Snooker wäre für Untersuchungen dieser Art eigentlich super geeignet, weil man da leicht sehr genau Buch über jeden Ball führen und sehen kann, welche Erfolgsquote es jeweils gibt. (Die werden im Match auch gern eingeblendet, so wie der oben zitierte Locherfolg.) Ich vermute, dass man dan tatsächlich einen Effekt sehen würde – denn ich kann mich an mehrere fantastische Serien erinnern, wo eine Spielerin extrem viele Punkte hintereinander erreicht hat. Habe dazu gerade diese Seite hier gefunden. Danach gab es schon mehrfach in der Geschichte Spielerinnen, die 5 century breaks hintereinander gespielt haben. (Allerdings nicht direkt in einem match.) Die Wahrscheinlichkeit dafür wäre nicht 1:10000 – das ist die Wahrscheinlichkeit dafür, dass 5 centuries hintereinander gespielt werden, aber nicht alle von derselben Spielerin, die tatsächliche Wahrscheinlichkeit ist also noch kleiner, so etwa ein Faktor 16 (jedes der nachfolgenden centuries hat ne 50%-Wahrscheinlichkeit, von derselben Spielerin gemacht zu werden.) Higgins hat mal 4 centuries in Folge gespielt.
Es gibt also schon einige sehr extreme Leistungen – allerdings auch über die letzten 20-30 Jahre verteilt. Ob sich da wirklich ein statistischer Effekt nachweisen lässt, weiß ich nicht, das herauszurechnen würde erfordern, sich Gedanken darüber zu machen, wie viele Snookerframes pro Jahr von wie vielen unterschiedlichen Spielerinnen gespielt werden und und und.
Auf jeden Fall ist aber klar, dass es für einen selbst und die Zuschauerinnen so aussieht, als hätte man gerade einen “Lauf” oder “hot streak”. Und das bringt mich schließlich zu Homer.
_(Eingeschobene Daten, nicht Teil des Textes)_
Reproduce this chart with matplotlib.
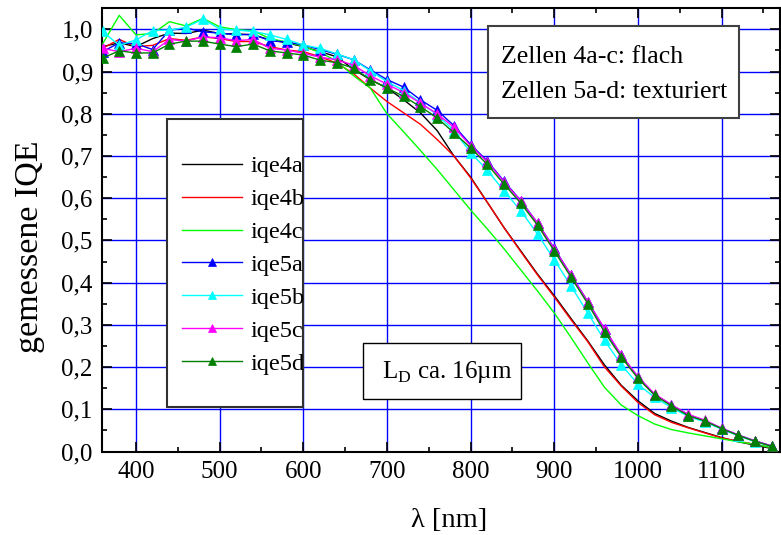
import matplotlib
matplotlib.use("Agg")
import matplotlib.pyplot as plt
from matplotlib.patches import Rectangle
from matplotlib.ticker import MultipleLocator, FuncFormatter

plt.rcParams['font.family'] = ['Liberation Serif', 'DejaVu Serif']
plt.rcParams['mathtext.fontset'] = 'custom'
plt.rcParams['mathtext.rm'] = 'Liberation Serif'

wavelength = [360, 380, 400, 420, 440, 460, 480, 500, 520, 540, 560, 580, 600, 620, 640,
              660, 680, 700, 720, 740, 760, 780, 800, 820, 840, 860, 880, 900, 920, 940,
              960, 980, 1000, 1020, 1040, 1060, 1080, 1100, 1120, 1140, 1160]

iqe4a = [0.959, 0.968, 0.959, 0.978, 0.991, 0.990, 0.998, 0.990, 0.989, 0.987, 0.975, 0.968, 0.959, 0.947, 0.935,
         0.905, 0.881, 0.861, 0.833, 0.802, 0.760, 0.700, 0.650, 0.590, 0.530, 0.475, 0.420, 0.369, 0.315, 0.262,
         0.205, 0.157, 0.120, 0.090, 0.072, 0.057, 0.045, 0.033, 0.023, 0.015, 0.007]
iqe4b = [0.955, 0.976, 0.959, 0.962, 0.978, 0.974, 0.982, 0.978, 0.971, 0.971, 0.959, 0.951, 0.947, 0.935, 0.920,
         0.895, 0.861, 0.829, 0.802, 0.775, 0.739, 0.700, 0.648, 0.590, 0.530, 0.473, 0.418, 0.366, 0.312, 0.260,
         0.200, 0.155, 0.116, 0.087, 0.069, 0.056, 0.044, 0.032, 0.024, 0.017, 0.009]
iqe4c = [0.965, 1.033, 0.987, 0.990, 1.018, 1.008, 1.026, 1.006, 0.999, 0.997, 0.978, 0.970, 0.960, 0.945, 0.925,
         0.890, 0.861, 0.800, 0.757, 0.713, 0.668, 0.620, 0.572, 0.527, 0.480, 0.430, 0.380, 0.328, 0.270, 0.210,
         0.152, 0.110, 0.085, 0.065, 0.052, 0.044, 0.037, 0.030, 0.023, 0.017, 0.009]
iqe5a = [0.947, 0.968, 0.966, 0.952, 0.998, 1.003, 0.994, 0.991, 0.987, 0.988, 0.973, 0.970, 0.963, 0.952, 0.941,
         0.928, 0.904, 0.881, 0.863, 0.833, 0.808, 0.772, 0.727, 0.688, 0.640, 0.594, 0.541, 0.481, 0.418, 0.355,
         0.290, 0.228, 0.176, 0.135, 0.110, 0.087, 0.073, 0.055, 0.039, 0.025, 0.013]
iqe5b = [0.995, 0.962, 0.975, 0.997, 0.998, 1.005, 1.024, 1.001, 0.998, 0.995, 0.987, 0.976, 0.963, 0.955, 0.942,
         0.928, 0.902, 0.876, 0.855, 0.826, 0.798, 0.760, 0.708, 0.666, 0.617, 0.570, 0.515, 0.454, 0.392, 0.328,
         0.263, 0.206, 0.159, 0.128, 0.104, 0.083, 0.070, 0.053, 0.037, 0.023, 0.012]
iqe5c = [0.955, 0.947, 0.955, 0.947, 0.976, 0.972, 0.982, 0.980, 0.973, 0.976, 0.955, 0.951, 0.943, 0.934, 0.928,
         0.915, 0.890, 0.870, 0.850, 0.825, 0.800, 0.768, 0.724, 0.686, 0.638, 0.593, 0.541, 0.480, 0.418, 0.355,
         0.291, 0.229, 0.177, 0.136, 0.111, 0.088, 0.074, 0.055, 0.039, 0.025, 0.013]
iqe5d = [0.932, 0.949, 0.944, 0.944, 0.965, 0.972, 0.972, 0.965, 0.959, 0.965, 0.949, 0.944, 0.939, 0.927, 0.921,
         0.908, 0.881, 0.861, 0.841, 0.817, 0.790, 0.755, 0.719, 0.680, 0.633, 0.588, 0.536, 0.475, 0.413, 0.350,
         0.283, 0.224, 0.173, 0.133, 0.108, 0.085, 0.072, 0.054, 0.038, 0.024, 0.012]

labels = ['iqe4a', 'iqe4b', 'iqe4c', 'iqe5a', 'iqe5b', 'iqe5c', 'iqe5d']
colors = ['#000000', '#ff0000', '#00ff00', '#0000ff', '#00ffff', '#ff00ff', '#008000']
series = [iqe4a, iqe4b, iqe4c, iqe5a, iqe5b, iqe5c, iqe5d]
with_markers = [False, False, False, True, True, True, True]

W, H = 781, 535
fig = plt.figure(figsize=(W / 100, H / 100), dpi=100)


def fx(px):
    return px / W


def fy(py):
    return 1 - py / H


ax = fig.add_axes([fx(102.5), fy(451.5), fx(780.2) - fx(102.5), fy(8.2) - fy(451.5)])

for y, lab, c, m in zip(series, labels, colors, with_markers):
    ax.plot(wavelength, y, color=c, lw=1.0, label=lab,
            marker='^' if m else None, markersize=6.5, markeredgewidth=0.5,
            markerfacecolor=c, markeredgecolor=c, zorder=3)

ax.set_xlim(360, 1170)
ax.set_ylim(0, 1.05)
ax.xaxis.set_major_locator(MultipleLocator(100))
ax.xaxis.set_minor_locator(MultipleLocator(50))
ax.yaxis.set_major_locator(MultipleLocator(0.1))
ax.yaxis.set_minor_locator(MultipleLocator(0.05))
ax.yaxis.set_major_formatter(FuncFormatter(lambda v, p: f"{v:.1f}".replace('.', ',')))
ax.grid(True, which='major', color='#0000ff', lw=1.0, zorder=1)
ax.set_axisbelow(True)
ax.tick_params(which='both', direction='in', top=True, right=True, width=1.2, labelsize=18, colors='black')
ax.tick_params(which='major', length=7, pad=7)
ax.tick_params(which='minor', length=3.5)
for sp in ax.spines.values():
    sp.set_linewidth(1.5)

fig.text(fx(449), fy(527), 'λ [nm]', ha='center', va='baseline', fontsize=20.5)
fig.text(fx(30), fy(246.7), 'gemessene IQE', ha='center', va='center', rotation=90, fontsize=24.5)

# legend box
ax.add_patch(Rectangle((fx(166.7), fy(406.7)), fx(303) - fx(166.7), fy(119.3) - fy(406.7),
                       transform=fig.transFigure, facecolor='white', edgecolor='#303030',
                       lw=1.5, zorder=4, clip_on=False))
leg = ax.legend(loc='center left', bbox_to_anchor=(fx(181.7), fy(265)),
                bbox_transform=fig.transFigure, frameon=False, fontsize=17.5,
                handlelength=2.5, handletextpad=0.35, labelspacing=0.45,
                borderpad=0, borderaxespad=0, markerscale=0.8)
leg.set_zorder(5)

# Zellen box
ax.add_patch(Rectangle((fx(488.3), fy(117.7)), fx(739.3) - fx(488.3), fy(25.7) - fy(117.7),
                       transform=fig.transFigure, facecolor='white', edgecolor='#404040',
                       lw=1.5, zorder=4, clip_on=False))
ax.text(fx(500.7), fy(63.3), 'Zellen 4a-c: flach', transform=fig.transFigure,
        fontsize=18.5, va='baseline', ha='left', zorder=5)
ax.text(fx(500.7), fy(98.3), 'Zellen 5a-d: texturiert', transform=fig.transFigure,
        fontsize=18.5, va='baseline', ha='left', zorder=5)

# L_D box
ax.add_patch(Rectangle((fx(363.3), fy(399.3)), fx(521) - fx(363.3), fy(342.7) - fy(399.3),
                       transform=fig.transFigure, facecolor='white', edgecolor='black',
                       lw=1.0, zorder=4, clip_on=False))
ax.text(fx(381.7), fy(378.3), r'L$_{\mathrm{D}}$ ca. 16µm', transform=fig.transFigure,
        fontsize=18, va='baseline', ha='left', zorder=5)

fig.savefig('out.png', dpi=100)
Dass ich die Ilias sehr mag, habe ich ja schon mal anderweitig deutlich gemacht. In der Ilias gibt es das Konzept der “Aristie” (aristos= der beste)- exemplarisch im 5. Gesang, wo Diomedes von Athene quasi gesegnet wird und dann plötzlich im Kampf wahre Wunder verbringt, am Ende bekommt sogar Ares gründlich eins auf die Mütze, wobei der Speer von Athene gelenkt wird. (Eine modernere Variante gibt es im Herrn der Ringe, als Theoden vor Minas Tirith kämpft.) Dramaturgisch dient das laut Wikipedia dazu, auch Nebenfiguren hervorzuheben, die danach nicht mehr so prominent auftreten. Ich halte es aber zumindest für plausibel (ist natürlich reine und unwissenschaftliche Spekulation) dass dahinter eine ähnliche Beobachtung steht, wie wir sie deutlich entspannter und weniger blutig beim Sport sehen: Auch im Kampf mag es vorkommen, dass eine Kriegerin einen “hot streak” hat und plötzlich ungewöhnlich gut zu kämpfen scheint. (Und auch da wird es nicht einfach sein zu sehen, ob das statistisch wirklich haltbar ist.) Und wer das von Außen beobachtet hat, hat eben vermutlich nicht über Statistiken nachgedacht (das Konzept der Wahrscheinlichkeit war der handelsüblichen Kriegerin damals vermutlich eher fremd), sondern hat es als etwas besonderes gesehen, eben als einen göttlichen Einfluss.